- Fogo Charcoal
- Poblano Chile Peppers
- Leftover Smoked Meat - I used brisket but shredded pork would be great too
- One can of corn
- One can of black beans
- Shredded cheese
- Your favorite rub
Set your smoker up for indirect cooking to around 350.
Roast the Poblano Chiles
Rub the chilis with olive oil and place on the grill until all sides are charred. You will want to turn them every five minutes or so to get a nice char throughout. When the chiles are blackened, transfer them to a bowl and cover with plastic wrap. You will want to steam them for about 10 minutes so you can peel the skin off.

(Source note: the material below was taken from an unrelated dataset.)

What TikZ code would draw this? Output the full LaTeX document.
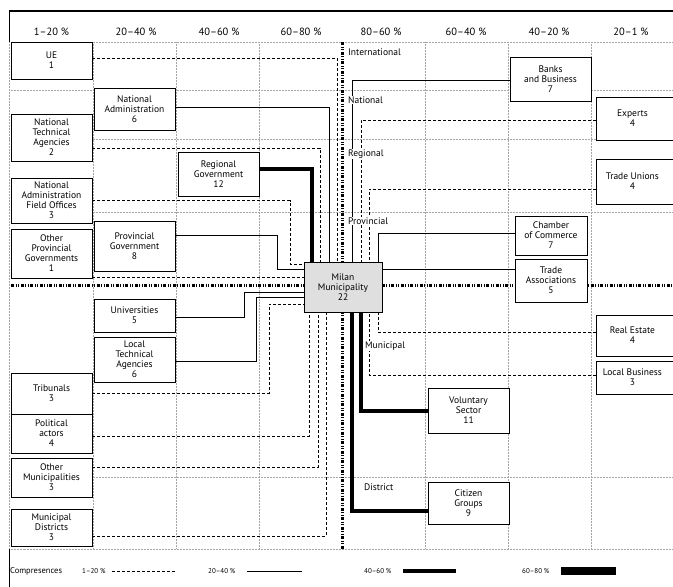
\documentclass[tikz,border=0pt]{standalone}
\usepackage{fontspec}
\setmainfont{PT Sans}
\begin{document}
\begin{tikzpicture}[x=1pt,y=-1pt,
  grid/.style={gray!70, line width=0.6pt, dash pattern=on 0.6pt off 0.9pt},
  axisline/.style={line width=3pt, dash pattern=on 3pt off 1.5pt on 1pt off 1.5pt on 1pt off 1.5pt},
  frame/.style={line width=1pt},
  box/.style={draw, fill=white, line width=0.9pt, align=center, inner sep=0pt, font=\fontsize{9.5}{10}\selectfont},
  cbox/.style={box, minimum width=81pt},
  ebox/.style={box, minimum width=86pt, anchor=west},
  elab/.style={align=center, font=\fontsize{9.5}{10}\selectfont, xshift=-7pt, inner sep=0pt},
  mil/.style={box, fill=gray!25, line width=0.9pt, minimum width=78pt, minimum height=50pt},
  cA/.style={line width=0.8pt, dash pattern=on 3pt off 2pt},
  cB/.style={line width=0.8pt},
  cC/.style={line width=4.5pt},
  cD/.style={line width=8pt},
  hdr/.style={font=\fontsize{10.5}{11}\selectfont, inner sep=0pt},
  lvl/.style={font=\fontsize{9.5}{10}\selectfont, anchor=west, fill=white, inner sep=1pt},
  legt/.style={font=\fontsize{8.5}{9}\selectfont, anchor=west, inner sep=0pt},
  legp/.style={font=\fontsize{7}{8}\selectfont, anchor=west, inner sep=0pt}
]
\useasboundingbox (0,0) rectangle (673,587);

% grid
\foreach \y in {42,90,139,212,477,549} \draw[grid] (9,\y) -- (673,\y);
\foreach \x in {93,176,259,425,508,591} \draw[grid] (\x,42) -- (\x,549);
\draw[grid] (9,42) -- (9,549);
\draw[frame] (9,11) -- (9,42);
\draw[frame] (9,549) -- (9,587);
\draw[line width=1.3pt] (8.5,11) -- (673,11);

% axes
\draw[axisline] (11,285) -- (673,285);
\draw[axisline] (342,42) -- (342,549);

% headers
\node[hdr] (h1) at (51.5,32) {1–20 \%};
\node[hdr] (h2) at (136,32) {20–40 \%};
\node[hdr] (h3) at (219,32) {40–60 \%};
\node[hdr] (h4) at (301,32) {60–80 \%};
\node[hdr] (h5) at (381,32) {80–60 \%};
\node[hdr] (h6) at (466,32) {60–40 \%};
\node[hdr] (h7) at (549,32) {40–20 \%};
\node[hdr] (h8) at (631,32) {20–1 \%};

% boxes (left)
\node[cbox, minimum height=37pt] (ue) at (51.5,60.5) {UE\\1};
\node[cbox, minimum height=47pt] (nta) at (51.5,137.5) {National\\Technical\\Agencies\\2};
\node[cbox, minimum height=45pt] (nafo) at (51.5,200.5) {National\\Administration\\Field Offices\\3};
\node[cbox, minimum height=49pt] (opg) at (51.5,253.5) {Other\\Provincial\\Governments\\1};
\node[cbox, minimum height=41pt] (trib) at (51.5,393.5) {Tribunals\\3};
\node[cbox, minimum height=39pt] (pol) at (51.5,433.5) {Political\\actors\\4};
\node[cbox, minimum height=39pt] (omun) at (51.5,477.5) {Other\\Municipalities\\3};
\node[cbox, minimum height=37pt] (mdis) at (51.5,527.5) {Municipal\\Districts\\3};
\node[cbox, minimum height=42pt] (na) at (134.5,109) {National\\Administration\\6};
\node[cbox, minimum height=50pt] (pg) at (134.5,246) {Provincial\\Government\\8};
\node[cbox, minimum height=33pt] (univ) at (134.5,315.5) {Universities\\5};
\node[cbox, minimum height=45pt] (lta) at (134.5,359.5) {Local\\Technical\\Agencies\\6};
\node[cbox, minimum height=44pt] (rg) at (218.5,174) {Regional\\Government\\12};

% boxes (right)
\node[cbox, minimum height=44pt] (banks) at (550.5,79) {Banks\\and Business\\7};
\node[box, minimum width=72pt, minimum height=39pt] (coc) at (551,235.5) {Chamber\\of Commerce\\7};
\node[box, minimum width=72pt, minimum height=43pt] (ta) at (551,280.5) {Trade\\Associations\\5};
\node[cbox, minimum height=45pt] (vs) at (468.5,410.5) {Voluntary\\Sector\\11};
\node[cbox, minimum height=42pt] (cg) at (468.5,503) {Citizen\\Groups\\9};
\node[ebox, minimum height=43pt, label={[elab]center:Experts\\4}] (experts) at (596,118.5) {};
\node[ebox, minimum height=45pt, label={[elab]center:Trade Unions\\4}] (tu) at (596,181.5) {};
\node[ebox, minimum height=41pt, label={[elab]center:Real Estate\\4}] (re) at (596,335.5) {};
\node[ebox, minimum height=33pt, label={[elab]center:Local Business\\3}] (lb) at (596,377.5) {};

% connectors (left)
\draw[cA] (ue.east |- 0,58) -| (337,262);
\draw[cB] (na.east |- 0,107) -| (329,262);
\draw[cA] (nta.east |- 0,148) -| (320,262);
\draw[cC] (rg.east |- 0,169) -| (312,262);
\draw[cA] (nafo.east |- 0,200.7) -| (290,264) -- (304,264);
\draw[cB] (pg.east |- 0,235) -| (277,269) -- (304,269);
\draw[cA] (opg.east |- 0,277) -- (304,277);
\draw[cB] (univ.east |- 0,317) -| (244,292) -- (304,292);
\draw[cB] (lta.east |- 0,361) -| (256,297) -- (304,297);
\draw[cA] (trib.east |- 0,393) -| (269,304) -- (304,304);
\draw[cA] (pol.east |- 0,436) -| (309,312);
\draw[cA] (omun.east |- 0,467) -| (318,312);
\draw[cA] (mdis.east |- 0,536) -| (326,312);

% connectors (right)
\draw[cB] (banks.west |- 0,80) -| (352,262);
\draw[cA] (experts.west |- 0,120) -| (361,262);
\draw[cA] (tu.west |- 0,189) -| (369,262);
\draw[cB] (coc.west |- 0,233) -| (378,262);
\draw[cB] (ta.west |- 0,269) -- (382,269);
\draw[cA] (re.west |- 0,332) -| (378,312);
\draw[cA] (lb.west |- 0,375) -| (369,312);
\draw[cC] (vs.west |- 0,411) -| (361,312);
\draw[cC] (cg.west |- 0,511) -| (352,312);

% centre
\node[mil] (milan) at (343,287) {Milan\\Municipality\\22};

% level labels
\node[lvl] (lint) at (347,52) {International};
\node[lvl] (lnat) at (347,100) {National};
\node[lvl] (lreg) at (347,154) {Regional};
\node[lvl] (lpro) at (347,221) {Provincial};
\node[lvl] (lmun) at (364,346) {Municipal};
\node[lvl] (ldis) at (363,487) {District};

% legend
\node[legt] (lg) at (10,571) {Compresences};
\node[legp] (lg1) at (82,571) {1–20 \%};
\coordinate (lg1a) at (112,571); \coordinate (lg1b) at (175,571);
\draw[cA] (lg1a) -- (lg1b);
\node[legp] (lg2) at (208,571) {20–40 \%};
\coordinate (lg2a) at (247,571); \coordinate (lg2b) at (302,571);
\draw[cB] (lg2a) -- (lg2b);
\node[legp] (lg3) at (364,571) {40–60 \%};
\coordinate (lg3a) at (403,571); \coordinate (lg3b) at (456,571);
\draw[cC] (lg3a) -- (lg3b);
\node[legp] (lg4) at (522,571) {60–80 \%};
\coordinate (lg4a) at (561,571); \coordinate (lg4b) at (616,571);
\draw[cD] (lg4a) -- (lg4b);
\end{tikzpicture}
\end{document}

Dice up your leftover smoked meat and place in a bowl. Add one can of drained beans, one can of drained corn and cheese to bowl. Sprinkle your favorite rub on top and mix it all together.
Assemble the Peppers
Slice the peppers down the middle creating a pocket. You will scrape out the seeds and white pith. Leaving some seeds will add a little heat to your dish. Next take your mixture and stuff the peppers until they are full.
Place the assembled peppers into your favorite cast iron dish.
Cook the Peppers
Place the cast iron dish on your smoker that is setup for indirect cooking.
Cook the peppers for 20-30 minutes until they are starting to bubble.
Sprinkle additional cheese on top and let melt.
Serve with avocado, sour cream, etc.